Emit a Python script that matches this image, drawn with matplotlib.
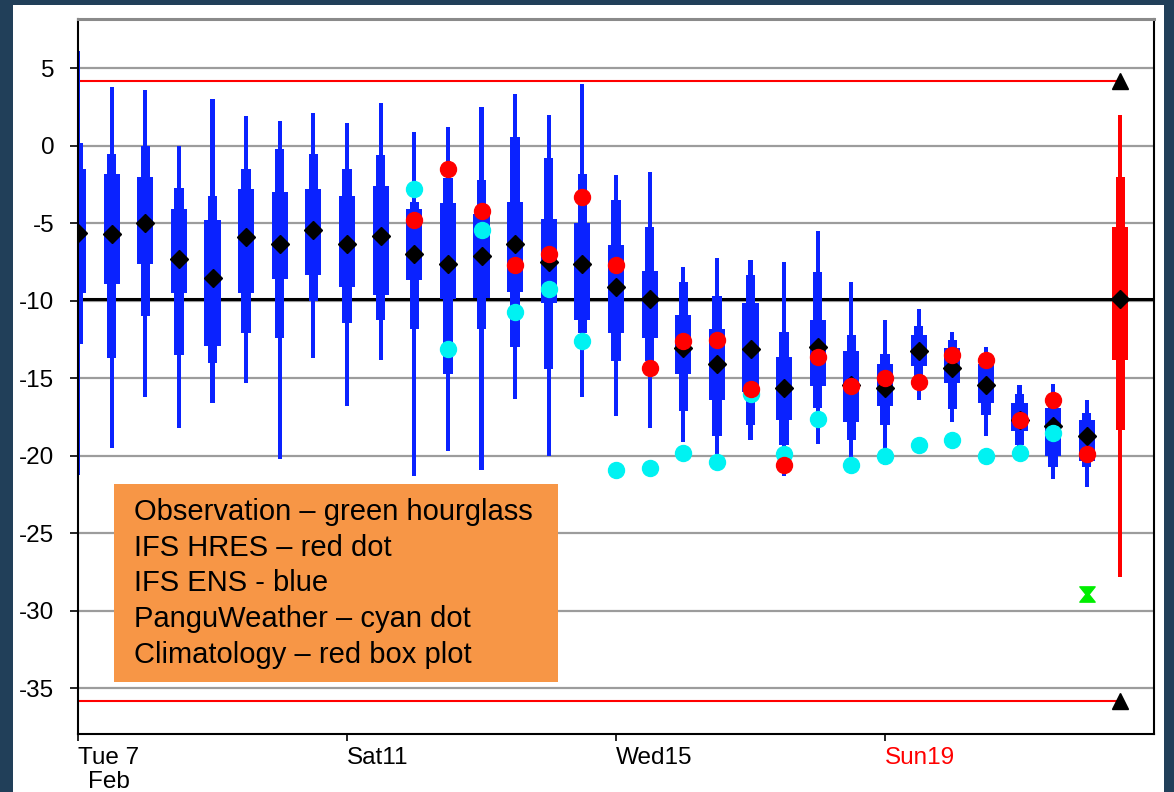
import matplotlib
matplotlib.use("Agg")
import matplotlib.pyplot as plt
from matplotlib.patches import Rectangle
from matplotlib.path import Path

plt.rcParams['font.family'] = ['Liberation Sans', 'DejaVu Sans']
plt.rcParams['axes.unicode_minus'] = False

# ---- data -------------------------------------------------------------
lead_days = [7.0, 7.5, 8.0, 8.5, 9.0, 9.5, 10.0, 10.5, 11.0, 11.5, 12.0,
             12.5, 13.0, 13.5, 14.0, 14.5, 15.0, 15.5, 16.0, 16.5, 17.0,
             17.5, 18.0, 18.5, 19.0, 19.5, 20.0, 20.5, 21.0, 21.5, 22.0]

ens_max = [6.1, 3.8, 3.6, 0.0, 3.0, 1.9, 1.6, 2.1, 1.5, 2.8, 0.9,
           1.2, 2.5, 3.35, 2.0, 4.0, -1.9, -1.7, -7.8, -7.25, -7.35,
           -7.5, -5.5, -8.8, -11.2, -10.5, -12.0, -13.0, -15.4, -15.35, -16.4]
ens_p90 = [0.2, -0.5, 0.0, -2.7, -3.2, -1.5, -0.2, -0.5, -1.5, -0.6, -3.6,
           -2.1, -2.2, 0.55, -0.8, -1.8, -3.5, -5.2, -8.8, -9.7, -8.3,
           -12.0, -8.15, -12.2, -13.4, -11.6, -12.5, -13.4, -16.0, -16.0, -17.2]
ens_p75 = [-1.5, -1.8, -2.0, -4.1, -4.8, -2.8, -3.0, -2.8, -3.2, -2.6, -4.1,
           -3.7, -4.4, -3.6, -4.7, -5.0, -6.4, -8.1, -10.9, -11.8, -10.15,
           -13.6, -11.2, -13.2, -14.1, -12.2, -13.05, -14.1, -16.6, -16.9, -17.7]
ens_median = [-5.6, -5.7, -5.0, -7.3, -8.5, -5.9, -6.3, -5.4, -6.3, -5.8, -7.0,
              -7.6, -7.1, -6.3, -7.5, -7.6, -9.1, -9.9, -13.05, -14.1, -13.1,
              -15.6, -12.95, -15.4, -15.6, -13.2, -14.3, -15.4, -17.7, -18.1, -18.7]
ens_p25 = [-9.5, -8.9, -7.6, -9.5, -12.9, -9.5, -8.6, -8.3, -9.1, -9.6, -8.65,
           -9.9, -9.8, -9.45, -10.15, -11.2, -12.1, -12.4, -14.7, -16.4, -15.85,
           -17.7, -15.5, -17.8, -16.8, -14.2, -15.3, -16.6, -18.4, -20.0, -20.3]
ens_p10 = [-12.8, -13.7, -11.0, -13.5, -14.0, -12.1, -12.4, -10.0, -11.4, -11.2, -11.8,
           -14.7, -11.8, -13.0, -14.4, -12.1, -13.9, -13.9, -17.1, -18.7, -18.0,
           -19.3, -16.9, -19.0, -18.0, -14.9, -17.0, -17.35, -19.3, -20.7, -20.7]
ens_min = [-21.2, -19.5, -16.2, -18.2, -16.6, -15.3, -20.2, -13.7, -16.8, -13.8, -21.3,
           -19.7, -20.9, -16.3, -20.0, -16.2, -17.4, -18.2, -19.1, -19.9, -19.0,
           -21.3, -19.2, -20.1, -20.6, -16.4, -17.8, -18.7, -20.0, -21.5, -22.0]

hres = [None, None, None, None, None, None, None, None, None, None, -4.8,
        -1.5, -4.2, -7.7, -7.0, -3.3, -7.7, -14.3, -12.6, -12.5, -15.7,
        -20.6, -13.6, -15.5, -14.95, -15.2, -13.5, -13.8, -17.7, -16.4, -19.9]
pangu = [None, None, None, None, None, None, None, None, None, None, -2.8,
         -13.1, -5.4, -10.7, -9.25, -12.6, -20.9, -20.8, -19.8, -20.4, -16.0,
         -19.9, -17.6, -20.6, -20.0, -19.3, -19.0, -20.0, -19.8, -18.5, None]

obs_day, obs_value = 22.0, -28.9

clim_day = 22.5
clim_stats = [2.0, -2.0, -5.2, -9.9, -13.8, -18.3, -27.8]  # max, p90, p75, median, p25, p10, min
clim_extremes = [4.2, -35.8]

tick_days = [7, 11, 15, 19]
tick_labels = ['Tue 7\nFeb', 'Sat11', 'Wed15', 'Sun19']
y_ticks = [5, 0, -5, -10, -15, -20, -25, -30, -35]

legend_lines = ['Observation \u2013 green hourglass',
                'IFS HRES \u2013 red dot',
                'IFS ENS - blue',
                'PanguWeather \u2013 cyan dot',
                'Climatology \u2013 red box plot']

# ---- figure -----------------------------------------------------------
W, H = 1174, 792
fig = plt.figure(figsize=(W / 100, H / 100), dpi=100)
fig.patch.set_facecolor('#213f59')

# white panel behind the chart
panel = fig.add_axes([13 / W, 0, (1164 - 13) / W, (H - 5) / H], zorder=-5)
panel.set_facecolor('white')
panel.set_xticks([])
panel.set_yticks([])
for s in panel.spines.values():
    s.set_visible(False)

ax_l, ax_r, ax_t, ax_b = 78, 1154, 19, 734
ax = fig.add_axes([ax_l / W, (H - ax_b) / H, (ax_r - ax_l) / W, (ax_b - ax_t) / H])
ax.set_facecolor('white')
ax.set_xlim(7.0, 23.0)
ax.set_ylim(-37.94, 8.19)

BLUE = '#0a22ff'
RED = '#ff0000'
CYAN = '#00f2f2'

# horizontal reference lines
for yv in y_ticks:
    ax.axhline(yv, color='#9c9c9c', lw=1.6, zorder=1)
ax.axhline(clim_stats[3], color='black', lw=2.2, zorder=1.5)
for yv in clim_extremes:
    ax.plot([7.0, clim_day], [yv, yv], color=RED, lw=1.5, zorder=1.6)


def draw_box(x, stats, color):
    vmax, p90, p75, med, p25, p10, vmin = stats
    ax.bar(x, vmax - vmin, bottom=vmin, width=0.06, color=color, zorder=2)
    ax.bar(x, p90 - p10, bottom=p10, width=0.14, color=color, zorder=2)
    ax.bar(x, p75 - p25, bottom=p25, width=0.24, color=color, zorder=2)
    ax.plot(x, med, marker='D', ms=9, color='black', ls='none', zorder=3)


for i, d in enumerate(lead_days):
    draw_box(d, [ens_max[i], ens_p90[i], ens_p75[i], ens_median[i],
                 ens_p25[i], ens_p10[i], ens_min[i]], BLUE)

pd = [d for d, v in zip(lead_days, pangu) if v is not None]
pv = [v for v in pangu if v is not None]
ax.plot(pd, pv, 'o', ms=11.5, color=CYAN, ls='none', zorder=4)
hd = [d for d, v in zip(lead_days, hres) if v is not None]
hv = [v for v in hres if v is not None]
ax.plot(hd, hv, 'o', ms=11.5, color=RED, ls='none', zorder=5)

draw_box(clim_day, clim_stats, RED)
ax.plot([clim_day] * 2, clim_extremes, '^', ms=11, color='black', ls='none',
        zorder=5, clip_on=False)

hourglass = Path([(-1, 1), (1, 1), (0.2, 0), (1, -1), (-1, -1), (-0.2, 0), (-1, 1)],
                 [Path.MOVETO] + [Path.LINETO] * 5 + [Path.CLOSEPOLY])
ax.plot(obs_day, obs_value, marker=hourglass, ms=11, color='#00ee00',
        ls='none', zorder=5)

# axes decoration
ax.set_yticks(y_ticks)
ax.set_yticklabels([str(v) for v in y_ticks])
ax.set_xticks(tick_days)
ax.set_xticklabels(tick_labels, ha='left', multialignment='center')
ax.get_xticklabels()[3].set_color(RED)
ax.tick_params(axis='y', length=6, width=1.2, pad=11, labelsize=17.5)
ax.tick_params(axis='x', length=5, width=1.2, pad=4, labelsize=17.5)
for lab in ax.get_xticklabels():
    lab.set_horizontalalignment('left')
    lab.set_linespacing(1.15)

for side in ['left', 'bottom', 'right']:
    ax.spines[side].set_color('black')
    ax.spines[side].set_linewidth(1.5)
ax.spines['top'].set_color('#8a8a8a')
ax.spines['top'].set_linewidth(2.2)

# annotation box listing the data sources
box_x0, box_x1, box_y0, box_y1 = 114, 558, 484, 682
ax.add_patch(Rectangle(((box_x0 - ax_l) / (ax_r - ax_l), (ax_b - box_y1) / (ax_b - ax_t)),
                       (box_x1 - box_x0) / (ax_r - ax_l), (box_y1 - box_y0) / (ax_b - ax_t),
                       transform=ax.transAxes, facecolor='#f79646', edgecolor='none',
                       zorder=6))
line_y = [512, 548, 583, 619, 655]
for txt, yp in zip(legend_lines, line_y):
    ax.text((134 - ax_l) / (ax_r - ax_l), (ax_b - yp) / (ax_b - ax_t), txt,
            transform=ax.transAxes, ha='left', va='center', fontsize=21,
            color='black', zorder=7)

fig.savefig('out.png', dpi=100, facecolor=fig.get_facecolor())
· · · ·
- Work to complete
Set the lines above down again, word for word, from the first through the one containing "plt.rcParams['axes.unicode_minus'] = False"; pictures excluded.

- Correct answer
Emit a Python script that matches this image, drawn with matplotlib.
import matplotlib
matplotlib.use("Agg")
import matplotlib.pyplot as plt
from matplotlib.patches import Rectangle
from matplotlib.path import Path

plt.rcParams['font.family'] = ['Liberation Sans', 'DejaVu Sans']
plt.rcParams['axes.unicode_minus'] = False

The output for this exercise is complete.